An Alberta clipper is expected to bring a band of light snow showers to the D.C. region late Wednesday night. The weather system will be quick-moving and its snowfall is expected to be light, but since pavement temperatures are below freezing, the snow is expected to swirl around and perhaps stick to some untreated roads.
Should the snowfall coincide with the beginning of morning rush hour, delays could form quickly.
In the special weather statement, the weather service said there is a 40 percent chance of light snow showers with a “potential large impact due to sub-freezing roads.” Less than an inch of snow is expected.
Meteorologist Chris Strong at the weather service said the purpose of the statement is “to emphasize that if conditions are right, very small amounts of snow can cause very big problems for commuting times, as we’ve seen in many instances over the past many years here in the D.C. metro area.”
Storm Team 4 expects the flurries and snow showers to end well before the morning rush hour, which bodes well for road treatment crews. The most disastrous icy commutes in the past happened when snowfall coincided with peak travel times.
“The timing on this will be late this [Wednesday] evening until just around midnight.
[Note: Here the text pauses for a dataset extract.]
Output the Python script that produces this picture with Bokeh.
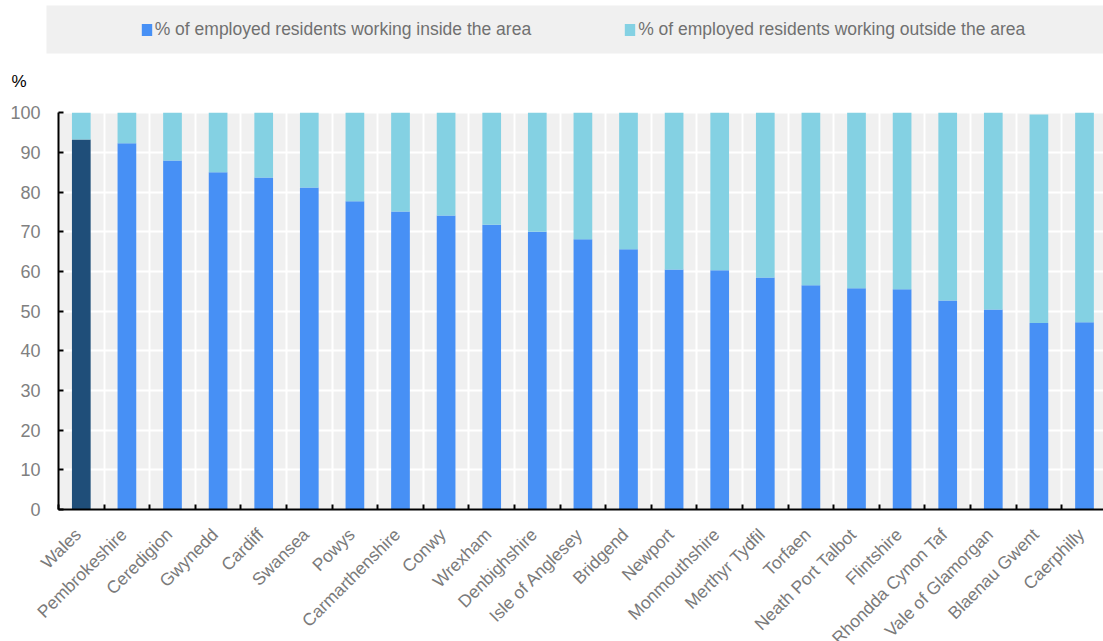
import math
from bokeh.plotting import figure
from bokeh.models import (ColumnDataSource, Range1d, FixedTicker, Legend, LegendItem,
                          Label, LabelSet, BoxAnnotation, CustomJSTickFormatter)
from bokeh.core.properties import value
from bokeh.embed import file_html
from bokeh.resources import INLINE

categories = ["Wales", "Pembrokeshire", "Ceredigion", "Gwynedd", "Cardiff", "Swansea",
              "Powys", "Carmarthenshire", "Conwy", "Wrexham", "Denbighshire",
              "Isle of Anglesey", "Bridgend", "Newport", "Monmouthshire", "Merthyr Tydfil",
              "Torfaen", "Neath Port Talbot", "Flintshire", "Rhondda Cynon Taf",
              "Vale of Glamorgan", "Blaenau Gwent", "Caerphilly"]
inside = [93.3, 92.3, 88.0, 85.0, 83.7, 81.2, 77.7, 75.1, 74.1, 71.8, 70.0, 68.1,
          65.6, 60.5, 60.3, 58.5, 56.5, 55.8, 55.5, 52.7, 50.4, 47.0, 47.2]
outside = [6.7, 7.7, 12.0, 15.0, 16.3, 18.8, 22.3, 24.9, 25.9, 28.2, 30.0, 31.9,
           34.4, 39.5, 39.7, 41.5, 43.5, 44.2, 44.5, 47.3, 49.6, 52.6, 52.8]
legend_labels = ["% of employed residents working inside the area",
                 "% of employed residents working outside the area"]
y_ticks = [0, 10, 20, 30, 40, 50, 60, 70, 80, 90, 100]
y_unit = "%"

FONT = "Liberation Sans"
C_WALES = "#1f4e79"
C_IN = "#4790f5"
C_OUT = "#84d1e3"
BG = "#f0f0f0"

W, H = 1103, 641
FRAME_L, FRAME_T, FRAME_B = 58, 112.3, 509   # plot-area edges (canvas px)
CAT_W = 45.6                                 # px per category
Y_PX = (FRAME_B - FRAME_T) / 100.0           # px per percent

n = len(categories)
centers = [i + 0.5 for i in range(n)]
totals = [a + b for a, b in zip(inside, outside)]
colors = [C_WALES if c == "Wales" else C_IN for c in categories]

src = ColumnDataSource(dict(x=centers, cat=categories, inside=inside,
                            total=totals, color=colors))

x_end = (W - FRAME_L) / CAT_W
p = figure(width=W, height=H, output_backend="svg", toolbar_location=None,
           x_range=Range1d(-FRAME_L / CAT_W, x_end),
           y_range=Range1d(-(H - FRAME_B) / Y_PX, FRAME_B / Y_PX),
           min_border=0, min_border_left=0, min_border_right=0,
           min_border_top=0, min_border_bottom=0)
p.background_fill_color = "white"
p.border_fill_color = "white"
p.outline_line_color = None

# grey plotting area
p.add_layout(BoxAnnotation(left=0, bottom=0, top=100, fill_color=BG, fill_alpha=1,
                           line_color=None, level="image"))

r_in = p.vbar(x="x", width=0.41, bottom=0, top="inside", fill_color="color",
              line_color=None, source=src)
r_out = p.vbar(x="x", width=0.41, bottom="inside", top="total", fill_color=C_OUT,
               line_color=None, source=src)

# axes placed inside the canvas at the data origin
p.xaxis.fixed_location = 0
p.xaxis.bounds = (0, x_end)
p.xaxis.ticker = FixedTicker(ticks=list(range(0, n + 1)))
p.xaxis.formatter = CustomJSTickFormatter(code="return ''")
p.xaxis.major_tick_in = 5
p.xaxis.major_tick_out = 0
p.xaxis.major_tick_line_width = 2
p.xaxis.major_tick_line_color = "black"
p.xaxis.minor_tick_line_color = None
p.xaxis.axis_line_width = 2
p.xaxis.axis_line_color = "black"

p.yaxis.fixed_location = 0
p.yaxis.bounds = (0, 100)
p.yaxis.ticker = FixedTicker(ticks=y_ticks)
p.yaxis.major_tick_in = 5
p.yaxis.major_tick_out = 0
p.yaxis.major_tick_line_width = 2
p.yaxis.major_tick_line_color = "black"
p.yaxis.minor_tick_line_color = None
p.yaxis.axis_line_width = 2
p.yaxis.axis_line_color = "black"
p.yaxis.major_label_text_font = FONT
p.yaxis.major_label_text_font_size = "18px"
p.yaxis.major_label_text_color = "#808080"
p.yaxis.major_label_standoff = 18

p.xgrid.ticker = FixedTicker(ticks=list(range(1, n)))
p.xgrid.cross_bounds = (0, 100)
p.xgrid.grid_line_color = "white"
p.xgrid.grid_line_width = 2
p.ygrid.cross_bounds = (0, x_end)
p.ygrid.grid_line_color = "white"
p.ygrid.grid_line_width = 2

# category labels, rotated 45 degrees, ending under each bar
p.add_layout(LabelSet(x="x", y=0, text="cat", source=src, angle=math.pi / 4,
                      text_align="right", text_baseline="middle",
                      x_offset=-3.3, y_offset=-22,
                      text_font=value(FONT), text_font_size=value("17.5px"),
                      text_color="#7a7a7a"))

# legend band
p.add_layout(BoxAnnotation(left=46, right=W, top=5, bottom=53,
                           left_units="canvas", right_units="canvas",
                           top_units="canvas", bottom_units="canvas",
                           fill_color=BG, fill_alpha=1, line_color=None))

legend = Legend(items=[LegendItem(label=legend_labels[0], renderers=[r_in], index=1),
                       LegendItem(label=legend_labels[1], renderers=[r_out], index=1)],
                orientation="horizontal", location=(139.7, H - 40), padding=0, margin=0,
                spacing=92, glyph_width=13, glyph_height=15, label_standoff=2,
                label_text_font=FONT, label_text_font_size="17.5px",
                label_text_color="#707070", border_line_color=None,
                background_fill_alpha=0)
p.add_layout(legend)

p.add_layout(Label(x=11, y=H - 81, x_units="screen", y_units="screen", text=y_unit,
                   text_font=FONT, text_font_size="17px", text_color="black",
                   text_baseline="alphabetic"))

open("out.html", "w").write(file_html(p, INLINE))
The clipper zooms out of here by tomorrow morning and, in its wake, winds pick back up,” said Somara Theodore with Storm Team 4.
The “winter commuting hazard” was created as a call-to-arms for highway crews and emergency management officials in 2016. It was inspired by the traffic nightmare that unfolded during the Jan. 20, 2016 evening rush hour, when less than an inch of snow impeded regional traffic, causing extreme delays and hundreds of accidents.
Several similar commuting catastrophes transpired during D.C. rush hours on Jan. 6, 2015 and Jan. 26, 2011.
Temperatures on Wednesday were below freezing most of the day. Lows Wednesday night are expected to be in the mid 20s.
“It really is a combination of bridge and road temperatures and any small accumulation of snow combined with all the tires of rush hour causing friction that can make snow change right to ice and cause a nasty commute,” Strong said.
That’s a lot of “ifs” and pinning down a small batch of snow showers spatially and temporarily is a difficult task, Strong said, with the advisory intended to ready drivers for the possibility of slippery conditions.